How should executives think about the target operating model?
The most effective target operating model for retail is usually federated rather than fully centralized or fully autonomous. A centralized model can improve control but often slows local responsiveness. A highly decentralized model preserves agility but creates duplicate master data, inconsistent reporting and fragmented customer journeys. A federated model balances both by assigning enterprise ownership to standards, data definitions, security, integration and reporting, while allowing local business units to operate within approved policy boundaries.
| Architecture choice | Best fit | Primary advantage | Primary trade-off |
|---|---|---|---|
| Single global ERP template | Retailers with highly uniform operations | Strong standardization and reporting consistency | Can be rigid for local market variation |
| Federated multi-company model | Multi-region and multi-brand retailers | Balances governance with local flexibility | Requires disciplined governance and data ownership |
| Region-specific ERP instances | Businesses with major regulatory or operational divergence | Local optimization and autonomy | Higher integration, support and reporting complexity |
For many enterprise retail environments, Odoo ERP supports the federated model effectively when the design starts with governance rather than configuration. This means defining chart of accounts strategy, product taxonomy, customer and supplier master rules, approval thresholds, role-based access, integration ownership and reporting hierarchies before rollout begins. Without that discipline, even a capable Cloud ERP platform becomes a collection of local customizations.
Which architectural layers matter most in multi-region, omnichannel retail?
Retail ERP architecture should be evaluated in layers. The process layer defines standardized workflows and exception handling. The data layer governs product, pricing, inventory, customer and supplier records. The integration layer connects ERP with POS, marketplaces, payment systems, logistics providers, tax engines and analytics platforms. The security layer enforces Identity and Access Management, segregation of duties and auditability. The cloud operations layer addresses scalability, Monitoring, Observability, backup, patching and resilience.
This layered view is important because many retail transformation programs fail by over-focusing on application features while underinvesting in integration and data governance. A retailer may standardize purchasing in ERP but still suffer from poor replenishment decisions if inventory events from stores, warehouses and online channels are delayed or inconsistent. Likewise, finance may close faster in one region but still lack enterprise visibility if product and margin definitions differ across entities.
A practical decision framework for architecture design
- Standardize processes that affect financial control, inventory accuracy, customer promise dates and compliance before standardizing edge-case workflows.
- Separate global policy from local configuration so regional teams can adapt within approved boundaries.
- Use API-first Architecture for channel, logistics and third-party integrations to reduce lock-in and simplify future change.
- Treat Master Data Management as a business capability, not an IT cleanup exercise.

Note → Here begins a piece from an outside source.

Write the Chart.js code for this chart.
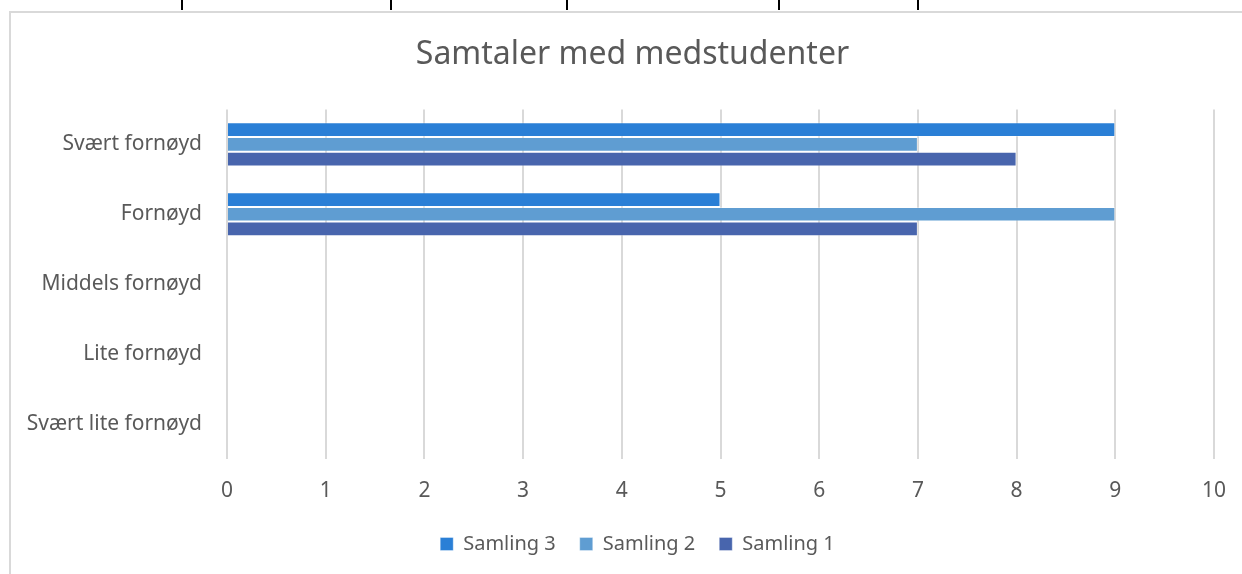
<!DOCTYPE html>
<html>
<head>
<meta charset="utf-8">
<script src="https://cdn.jsdelivr.net/npm/chart.js@4.4.1/dist/chart.umd.min.js"></script>
<style>
    body { margin: 0; background: #fff; overflow: hidden; }
    .frame { position: absolute; left: 9px; top: 11px; width: 1250px; height: 580px; border: 2px solid #d9d9d9; box-sizing: border-box; }
    .tab { position: absolute; top: 0; width: 2px; height: 10px; background: #000; }
    #wrap { position: absolute; left: 11px; top: 13px; width: 1231px; height: 561px; }
</style>
</head>
<body>
<div class="tab" style="left:181px"></div>
<div class="tab" style="left:390px"></div>
<div class="tab" style="left:566px"></div>
<div class="tab" style="left:778px"></div>
<div class="tab" style="left:917px"></div>
<div class="frame"></div>
<div id="wrap"><canvas id="chart"></canvas></div>
<script>
// Chart data
const categories = ["Svært fornøyd", "Fornøyd", "Middels fornøyd", "Lite fornøyd", "Svært lite fornøyd"];
const samling3 = [9, 5, 0, 0, 0];
const samling2 = [7, 9, 0, 0, 0];
const samling1 = [8, 7, 0, 0, 0];
const xTicks = [0, 1, 2, 3, 4, 5, 6, 7, 8, 9, 10];

const textColor = "#595959";
const fontFamily = "'Noto Sans', 'Open Sans', sans-serif";

// nudge title + legend to the right so they center like the original
const shiftBoxes = {
    id: "shiftBoxes",
    afterLayout(chart) {
        if (chart.titleBlock) { chart.titleBlock.left += 20; chart.titleBlock.right += 20; }
        if (chart.legend) { chart.legend.left += 25; chart.legend.right += 25; }
    }
};

const ctx = document.getElementById("chart").getContext("2d");
new Chart(ctx, {
    type: "bar",
    data: {
        labels: categories,
        datasets: [
            { label: "Samling 3", data: samling3, backgroundColor: "#2a7fd6" },
            { label: "Samling 2", data: samling2, backgroundColor: "#5f9dd2" },
            { label: "Samling 1", data: samling1, backgroundColor: "#4865ad" }
        ]
    },
    options: {
        indexAxis: "y",
        responsive: true,
        maintainAspectRatio: false,
        animation: false,
        layout: { padding: { top: 0, right: 28, bottom: 10, left: 0 } },
        datasets: {
            bar: {
                categoryPercentage: 0.63,
                barPercentage: 1,
                borderWidth: 1,
                borderColor: "rgba(255,255,255,0.35)"
            }
        },
        scales: {
            x: {
                min: 0,
                max: 10,
                afterBuildTicks: (scale) => { scale.ticks = xTicks.map(v => ({ value: v })); },
                afterFit: (scale) => {
                    scale.height = 51;
                    scale.paddingRight = 0;
                },
                grid: { color: "#d9d9d9", lineWidth: 2, drawTicks: false },
                border: { display: false },
                ticks: { color: textColor, padding: 19, font: { family: fontFamily, size: 21 } }
            },
            y: {
                afterFit: (scale) => { scale.width = 216; },
                grid: { display: false, drawTicks: false },
                border: { display: false },
                ticks: { color: textColor, padding: 25, font: { family: fontFamily, size: 21 } }
            }
        },
        plugins: {
            title: {
                display: true,
                text: "Samtaler med medstudenter",
                color: textColor,
                font: { family: fontFamily, size: 32, weight: "normal" },
                padding: { top: 23, bottom: 35 }
            },
            legend: {
                position: "bottom",
                labels: {
                    color: textColor,
                    boxWidth: 13,
                    boxHeight: 13,
                    padding: 24,
                    font: { family: fontFamily, size: 20 }
                }
            },
            tooltip: { enabled: false }
        }
    },
    plugins: [shiftBoxes]
});
</script>
</body>
</html>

- Choose cloud deployment based on governance, performance isolation, compliance and support model, not only infrastructure cost.
How does Odoo ERP fit into a standardized retail architecture?

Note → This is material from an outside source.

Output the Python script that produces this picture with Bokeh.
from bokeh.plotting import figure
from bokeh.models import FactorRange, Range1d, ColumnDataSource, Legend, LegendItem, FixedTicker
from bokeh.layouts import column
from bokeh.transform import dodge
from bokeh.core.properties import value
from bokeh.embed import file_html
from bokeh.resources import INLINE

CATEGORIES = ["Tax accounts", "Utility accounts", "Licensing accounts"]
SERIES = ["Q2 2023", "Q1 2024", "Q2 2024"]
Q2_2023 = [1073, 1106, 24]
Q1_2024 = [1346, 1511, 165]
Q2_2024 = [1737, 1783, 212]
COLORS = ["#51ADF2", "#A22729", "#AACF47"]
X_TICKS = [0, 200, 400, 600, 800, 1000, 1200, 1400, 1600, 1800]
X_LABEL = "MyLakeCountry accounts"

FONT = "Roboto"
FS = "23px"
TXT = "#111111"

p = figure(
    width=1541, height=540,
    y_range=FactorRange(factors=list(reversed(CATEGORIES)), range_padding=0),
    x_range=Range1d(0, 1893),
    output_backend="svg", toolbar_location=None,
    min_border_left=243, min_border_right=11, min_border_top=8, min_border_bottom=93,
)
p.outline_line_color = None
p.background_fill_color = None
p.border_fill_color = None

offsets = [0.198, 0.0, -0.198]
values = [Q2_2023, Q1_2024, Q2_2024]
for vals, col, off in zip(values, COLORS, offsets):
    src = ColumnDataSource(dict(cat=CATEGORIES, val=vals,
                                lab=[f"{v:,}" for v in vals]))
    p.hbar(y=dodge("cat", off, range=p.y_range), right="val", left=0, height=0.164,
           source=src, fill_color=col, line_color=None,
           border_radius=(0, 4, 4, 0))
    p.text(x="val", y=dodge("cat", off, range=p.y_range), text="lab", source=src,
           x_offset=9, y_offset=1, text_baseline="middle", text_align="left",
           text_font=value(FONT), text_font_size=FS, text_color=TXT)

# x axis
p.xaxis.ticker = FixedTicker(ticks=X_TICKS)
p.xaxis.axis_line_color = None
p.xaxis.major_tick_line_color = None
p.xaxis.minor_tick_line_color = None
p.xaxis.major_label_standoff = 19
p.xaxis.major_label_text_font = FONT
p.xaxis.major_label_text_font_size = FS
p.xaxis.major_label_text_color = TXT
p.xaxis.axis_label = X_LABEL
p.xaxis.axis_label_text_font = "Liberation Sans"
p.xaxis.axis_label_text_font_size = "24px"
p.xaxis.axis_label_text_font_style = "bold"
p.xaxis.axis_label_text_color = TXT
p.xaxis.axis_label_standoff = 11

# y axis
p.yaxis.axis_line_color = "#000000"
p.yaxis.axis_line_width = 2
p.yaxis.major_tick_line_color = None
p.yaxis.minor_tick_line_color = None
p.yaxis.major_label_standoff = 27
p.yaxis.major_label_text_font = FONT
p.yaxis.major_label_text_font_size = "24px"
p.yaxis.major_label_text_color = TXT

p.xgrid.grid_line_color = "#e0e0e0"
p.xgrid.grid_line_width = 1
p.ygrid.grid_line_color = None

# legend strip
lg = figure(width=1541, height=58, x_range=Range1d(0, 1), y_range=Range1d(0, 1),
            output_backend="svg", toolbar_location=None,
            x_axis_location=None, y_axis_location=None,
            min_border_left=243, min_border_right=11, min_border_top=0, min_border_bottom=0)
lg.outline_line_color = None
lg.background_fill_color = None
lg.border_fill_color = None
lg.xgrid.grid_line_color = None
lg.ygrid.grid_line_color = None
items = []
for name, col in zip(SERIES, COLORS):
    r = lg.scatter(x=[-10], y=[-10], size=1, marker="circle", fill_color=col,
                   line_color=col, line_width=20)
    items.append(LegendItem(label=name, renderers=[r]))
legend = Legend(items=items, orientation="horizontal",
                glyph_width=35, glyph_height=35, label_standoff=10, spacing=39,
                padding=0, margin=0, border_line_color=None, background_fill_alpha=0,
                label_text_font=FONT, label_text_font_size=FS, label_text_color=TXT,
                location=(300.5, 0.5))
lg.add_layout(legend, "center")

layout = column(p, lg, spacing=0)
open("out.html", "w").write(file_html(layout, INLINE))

Odoo ERP is most effective in retail when positioned as the transactional and workflow backbone for standardized operations, not as an isolated application. For example, Inventory and Purchase can support replenishment and stock governance, Sales and eCommerce can help unify order capture across channels, Accounting can standardize financial controls, CRM and Helpdesk can improve customer lifecycle management, and Documents can support policy and process execution. Where store operations, marketplace orchestration or specialized retail systems already exist, Odoo should integrate through governed interfaces rather than forcing unnecessary replacement.
Odoo Studio may be useful for controlled extensions when business requirements are specific but not strategic enough to justify custom applications. OCA modules can also add value where they address meaningful business needs such as workflow efficiency, reporting support or integration enhancement, but they should be evaluated under the same governance, supportability and upgrade criteria as any other extension. The enterprise question is not whether an add-on works today, but whether it remains maintainable across releases and operating regions.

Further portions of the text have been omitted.